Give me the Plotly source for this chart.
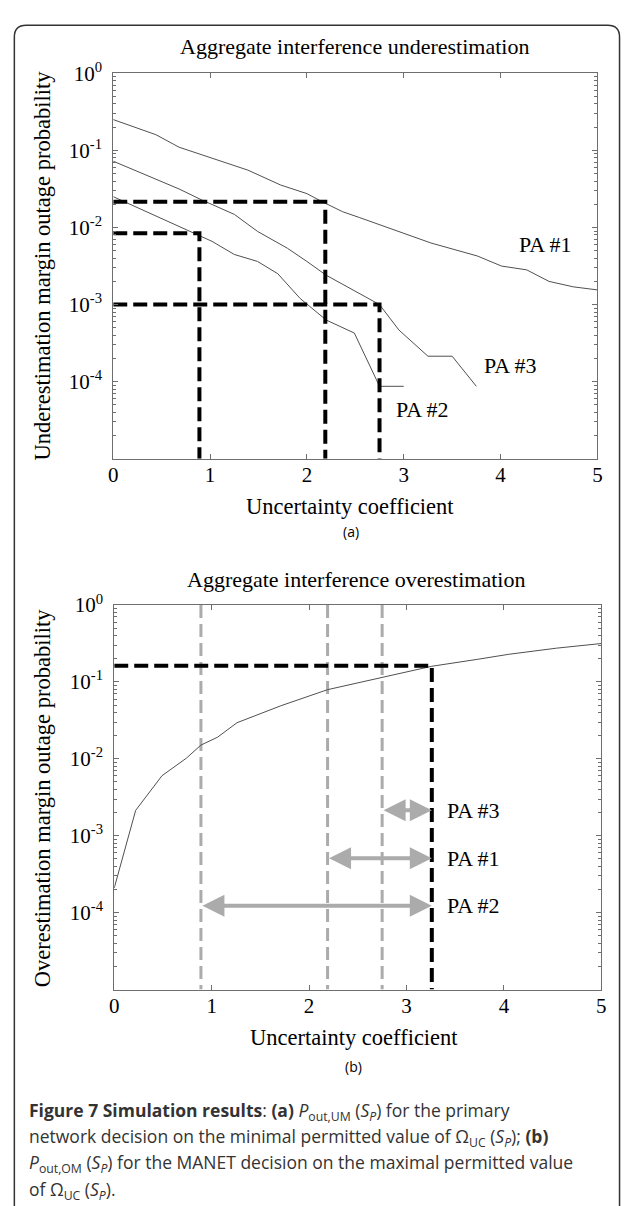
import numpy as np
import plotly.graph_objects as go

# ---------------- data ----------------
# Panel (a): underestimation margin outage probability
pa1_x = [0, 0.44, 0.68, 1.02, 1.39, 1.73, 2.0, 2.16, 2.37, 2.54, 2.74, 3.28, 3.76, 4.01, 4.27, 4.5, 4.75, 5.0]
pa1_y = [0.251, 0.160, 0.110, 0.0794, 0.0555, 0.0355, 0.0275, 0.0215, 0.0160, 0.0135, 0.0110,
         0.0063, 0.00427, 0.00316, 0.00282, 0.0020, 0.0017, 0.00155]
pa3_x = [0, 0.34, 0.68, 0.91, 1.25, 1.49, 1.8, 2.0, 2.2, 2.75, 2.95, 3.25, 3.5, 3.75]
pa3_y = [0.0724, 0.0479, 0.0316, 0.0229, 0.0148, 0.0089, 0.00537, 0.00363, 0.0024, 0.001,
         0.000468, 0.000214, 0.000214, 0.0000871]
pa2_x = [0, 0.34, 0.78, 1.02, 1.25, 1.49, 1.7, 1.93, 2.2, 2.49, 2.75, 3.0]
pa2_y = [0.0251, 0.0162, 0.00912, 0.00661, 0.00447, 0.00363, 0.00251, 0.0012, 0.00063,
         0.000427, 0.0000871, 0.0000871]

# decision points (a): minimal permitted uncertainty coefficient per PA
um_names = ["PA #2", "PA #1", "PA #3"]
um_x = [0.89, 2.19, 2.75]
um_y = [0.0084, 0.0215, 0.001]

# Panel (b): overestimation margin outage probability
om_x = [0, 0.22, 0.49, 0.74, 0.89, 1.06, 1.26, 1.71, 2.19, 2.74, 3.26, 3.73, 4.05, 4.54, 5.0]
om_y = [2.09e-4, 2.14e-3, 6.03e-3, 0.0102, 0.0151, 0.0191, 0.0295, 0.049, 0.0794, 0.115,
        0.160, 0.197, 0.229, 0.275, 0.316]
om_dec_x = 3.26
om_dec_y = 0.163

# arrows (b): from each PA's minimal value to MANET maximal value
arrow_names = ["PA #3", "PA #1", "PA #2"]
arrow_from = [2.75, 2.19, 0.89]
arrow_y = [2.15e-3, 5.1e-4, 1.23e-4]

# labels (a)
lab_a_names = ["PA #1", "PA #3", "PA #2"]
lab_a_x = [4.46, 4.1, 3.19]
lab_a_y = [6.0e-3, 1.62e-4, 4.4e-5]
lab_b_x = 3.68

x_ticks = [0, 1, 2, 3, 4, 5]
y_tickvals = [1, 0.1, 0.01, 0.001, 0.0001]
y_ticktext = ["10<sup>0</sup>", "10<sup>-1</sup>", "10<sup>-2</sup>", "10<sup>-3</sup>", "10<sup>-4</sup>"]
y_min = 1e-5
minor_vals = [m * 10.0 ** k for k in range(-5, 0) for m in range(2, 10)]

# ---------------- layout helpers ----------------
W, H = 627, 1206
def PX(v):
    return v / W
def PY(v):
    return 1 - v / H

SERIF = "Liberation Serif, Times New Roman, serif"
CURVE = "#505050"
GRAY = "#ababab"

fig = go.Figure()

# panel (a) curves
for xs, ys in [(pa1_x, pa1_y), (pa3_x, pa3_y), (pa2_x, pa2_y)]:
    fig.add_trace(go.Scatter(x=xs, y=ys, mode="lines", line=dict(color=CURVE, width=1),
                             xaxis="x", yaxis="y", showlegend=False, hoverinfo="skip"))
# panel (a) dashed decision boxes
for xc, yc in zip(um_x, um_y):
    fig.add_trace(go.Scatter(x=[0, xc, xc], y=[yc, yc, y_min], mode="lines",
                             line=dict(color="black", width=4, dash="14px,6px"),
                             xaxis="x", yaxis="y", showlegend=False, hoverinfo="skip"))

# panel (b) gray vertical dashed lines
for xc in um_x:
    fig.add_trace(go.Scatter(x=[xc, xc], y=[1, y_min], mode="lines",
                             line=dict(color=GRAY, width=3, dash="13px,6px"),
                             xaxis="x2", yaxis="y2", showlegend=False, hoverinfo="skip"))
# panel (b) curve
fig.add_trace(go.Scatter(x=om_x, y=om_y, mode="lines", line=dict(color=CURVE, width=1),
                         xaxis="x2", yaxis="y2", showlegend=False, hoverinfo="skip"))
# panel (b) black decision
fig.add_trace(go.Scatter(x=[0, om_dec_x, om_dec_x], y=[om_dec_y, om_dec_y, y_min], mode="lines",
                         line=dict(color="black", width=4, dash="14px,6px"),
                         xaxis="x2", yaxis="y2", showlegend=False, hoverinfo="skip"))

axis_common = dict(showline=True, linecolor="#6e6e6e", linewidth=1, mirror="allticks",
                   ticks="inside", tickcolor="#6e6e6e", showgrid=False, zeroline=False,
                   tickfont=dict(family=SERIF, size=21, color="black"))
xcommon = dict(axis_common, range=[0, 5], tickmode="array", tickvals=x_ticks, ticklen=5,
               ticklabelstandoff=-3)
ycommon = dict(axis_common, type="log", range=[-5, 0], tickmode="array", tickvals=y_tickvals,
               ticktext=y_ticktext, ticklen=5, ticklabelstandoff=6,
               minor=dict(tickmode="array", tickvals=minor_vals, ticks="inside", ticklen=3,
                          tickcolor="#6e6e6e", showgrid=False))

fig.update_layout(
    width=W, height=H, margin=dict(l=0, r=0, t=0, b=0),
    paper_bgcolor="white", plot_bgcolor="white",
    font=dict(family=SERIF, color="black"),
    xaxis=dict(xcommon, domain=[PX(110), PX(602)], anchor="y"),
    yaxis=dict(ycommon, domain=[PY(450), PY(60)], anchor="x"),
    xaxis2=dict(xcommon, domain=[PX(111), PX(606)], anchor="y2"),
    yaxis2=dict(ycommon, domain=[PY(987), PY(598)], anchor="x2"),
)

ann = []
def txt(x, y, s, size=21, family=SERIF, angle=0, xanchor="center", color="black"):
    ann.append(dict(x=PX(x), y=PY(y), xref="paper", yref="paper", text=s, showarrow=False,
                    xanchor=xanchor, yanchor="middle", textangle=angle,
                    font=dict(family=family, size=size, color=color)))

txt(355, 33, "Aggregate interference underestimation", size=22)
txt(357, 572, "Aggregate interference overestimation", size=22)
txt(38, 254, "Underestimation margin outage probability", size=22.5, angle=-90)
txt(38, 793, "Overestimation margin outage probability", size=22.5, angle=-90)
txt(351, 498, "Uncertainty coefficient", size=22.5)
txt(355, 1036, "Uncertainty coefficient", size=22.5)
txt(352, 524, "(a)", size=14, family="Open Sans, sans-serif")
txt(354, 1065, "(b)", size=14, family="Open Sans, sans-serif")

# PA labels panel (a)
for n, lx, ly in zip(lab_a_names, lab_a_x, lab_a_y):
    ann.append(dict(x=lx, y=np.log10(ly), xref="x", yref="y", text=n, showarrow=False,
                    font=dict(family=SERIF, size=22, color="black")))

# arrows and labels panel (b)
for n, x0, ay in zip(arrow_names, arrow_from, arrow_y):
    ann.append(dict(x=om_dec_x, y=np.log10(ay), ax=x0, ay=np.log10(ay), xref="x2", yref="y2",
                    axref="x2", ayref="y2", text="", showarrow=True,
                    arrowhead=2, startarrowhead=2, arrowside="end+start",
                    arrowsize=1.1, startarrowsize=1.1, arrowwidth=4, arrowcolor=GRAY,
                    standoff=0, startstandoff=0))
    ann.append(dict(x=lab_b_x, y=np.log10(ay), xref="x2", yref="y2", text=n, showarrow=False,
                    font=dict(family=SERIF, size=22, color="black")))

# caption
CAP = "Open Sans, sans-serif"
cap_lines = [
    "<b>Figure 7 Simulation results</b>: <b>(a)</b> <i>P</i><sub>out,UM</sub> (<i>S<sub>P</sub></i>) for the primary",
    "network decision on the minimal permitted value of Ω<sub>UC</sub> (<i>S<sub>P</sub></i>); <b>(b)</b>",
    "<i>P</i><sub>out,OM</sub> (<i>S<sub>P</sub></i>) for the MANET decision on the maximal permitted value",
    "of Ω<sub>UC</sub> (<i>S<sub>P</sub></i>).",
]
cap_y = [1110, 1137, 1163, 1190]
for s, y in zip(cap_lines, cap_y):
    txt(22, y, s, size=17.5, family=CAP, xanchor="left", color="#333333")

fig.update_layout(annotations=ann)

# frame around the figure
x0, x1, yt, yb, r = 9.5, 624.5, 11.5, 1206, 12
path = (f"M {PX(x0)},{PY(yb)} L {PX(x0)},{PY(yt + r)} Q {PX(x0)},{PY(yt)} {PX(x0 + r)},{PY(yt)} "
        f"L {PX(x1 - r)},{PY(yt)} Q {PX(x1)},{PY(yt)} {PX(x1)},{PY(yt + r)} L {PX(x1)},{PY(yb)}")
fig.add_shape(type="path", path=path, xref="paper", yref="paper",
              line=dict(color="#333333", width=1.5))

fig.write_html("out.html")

▸ **WRITTEN EXERCISE**
Set the lines above down again, word for word, from the first through the one containing "0.000427, 0.0000871, 0.0000871]"; pictures excluded.

▸ **COMPLETE OUTPUT**
Give me the Plotly source for this chart.
import numpy as np
import plotly.graph_objects as go

# ---------------- data ----------------
# Panel (a): underestimation margin outage probability
pa1_x = [0, 0.44, 0.68, 1.02, 1.39, 1.73, 2.0, 2.16, 2.37, 2.54, 2.74, 3.28, 3.76, 4.01, 4.27, 4.5, 4.75, 5.0]
pa1_y = [0.251, 0.160, 0.110, 0.0794, 0.0555, 0.0355, 0.0275, 0.0215, 0.0160, 0.0135, 0.0110,
         0.0063, 0.00427, 0.00316, 0.00282, 0.0020, 0.0017, 0.00155]
pa3_x = [0, 0.34, 0.68, 0.91, 1.25, 1.49, 1.8, 2.0, 2.2, 2.75, 2.95, 3.25, 3.5, 3.75]
pa3_y = [0.0724, 0.0479, 0.0316, 0.0229, 0.0148, 0.0089, 0.00537, 0.00363, 0.0024, 0.001,
         0.000468, 0.000214, 0.000214, 0.0000871]
pa2_x = [0, 0.34, 0.78, 1.02, 1.25, 1.49, 1.7, 1.93, 2.2, 2.49, 2.75, 3.0]
pa2_y = [0.0251, 0.0162, 0.00912, 0.00661, 0.00447, 0.00363, 0.00251, 0.0012, 0.00063,
         0.000427, 0.0000871, 0.0000871]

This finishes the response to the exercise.